Across town at the fancier L'Auberge du Lac, even on a Tuesday, it's hard to find a spot in the parking lot among the several thousand cars with Texas plates. Once inside, it's equally difficult to find even one machine idle. The difference is that here, the poker, craps and blackjack tables are fully engaged and it is at these tables that a surprisingly large number of young, tattooed Vietnamese men congregate.
As it turns out, Gulf Coast Asians are a strong market for the Lake Charles casinos. One of L'Auberge's nine dining options prominently offers "authentic Vietnamese selections," the casino employs Chinese and Vietnamese speaking hosts, and Vietnamese singers appear in the casino's concert venue. On the casino floor, L'Auberge offers visitors a chance to try their hand at pai gow, a Chinese variant of poker.

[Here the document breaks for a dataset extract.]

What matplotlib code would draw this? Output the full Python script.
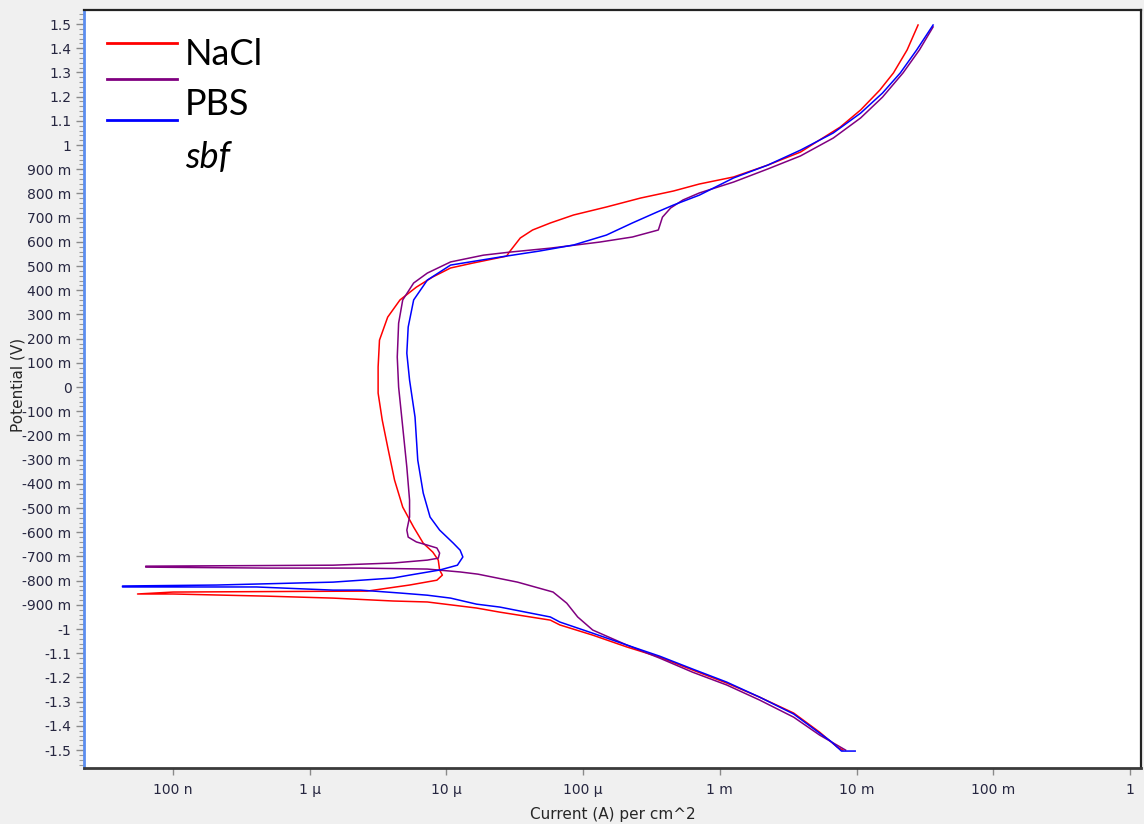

Still, this is a far cry from the image of the Balinese Room. There's a suburban corporate feel to these casinos, a working-class everyman vibe. You can't picture Howard Hughes, a starlet on each arm, hovering over L'Auberge's roulette wheel, or a Lake Charles casino bartender inventing a legendary cocktail, any more than you could envision Angelina Jolie strolling through an Office Depot on FM 1960.
And where the likes of Sinatra and Ellington performed for the Balinese Room's clientele, the modern-day equivalent is not quite as exciting. Billboards on I-10 tout upcoming shows at the Coushatta casino in nearby Kinder by Brooks & Dunn and what is left of Lynyrd Skynyrd.
On the way back to Houston, it strikes you that Lake Charles's interstate infrastructure seems ludicrously overbuilt for a city of its size. How many cities of fewer than 200,000 people have an interstate loop? Broadway, 61st Street and Seawall Boulevard would have a hard time coping with casino hordes. Kempner thinks that traffic and exhaust fumes are all most Galvestonians would come to associate with the casino trade.
You can see arguments for and against casinos before your eyes. Both major Lake Charles casinos sport huge parking lots — which begs the question of where they could fit in Galveston.
Those lots are also jam-packed with cars with Texas license plates. When you couple that with all the signs touting the many shuttles offering dirt cheap transport from nine pickup points in Houston to the casinos, you realize the magnitude of the cash drain over the Sabine.
Both the Isle of Capri and L'Auberge du Lac are vast complexes that rise mirage-like out of acres of concrete in the middle of nowhere. Each offers in-house restaurants, shops, clubs and lodging, and that underscores one of Kempner's main anti-casino contentions — that Flores and the Strand merchants are fooling themselves if they think casinos will bring them customers. Even in the old days, he says, the Balinese Room knew well how to lock down the junket trade. "When the casinos wanted to attract banquets, they undercut," he says. "They could afford to do that because they can make food, drink, shelter and entertainment a loss leader, and they will do it again."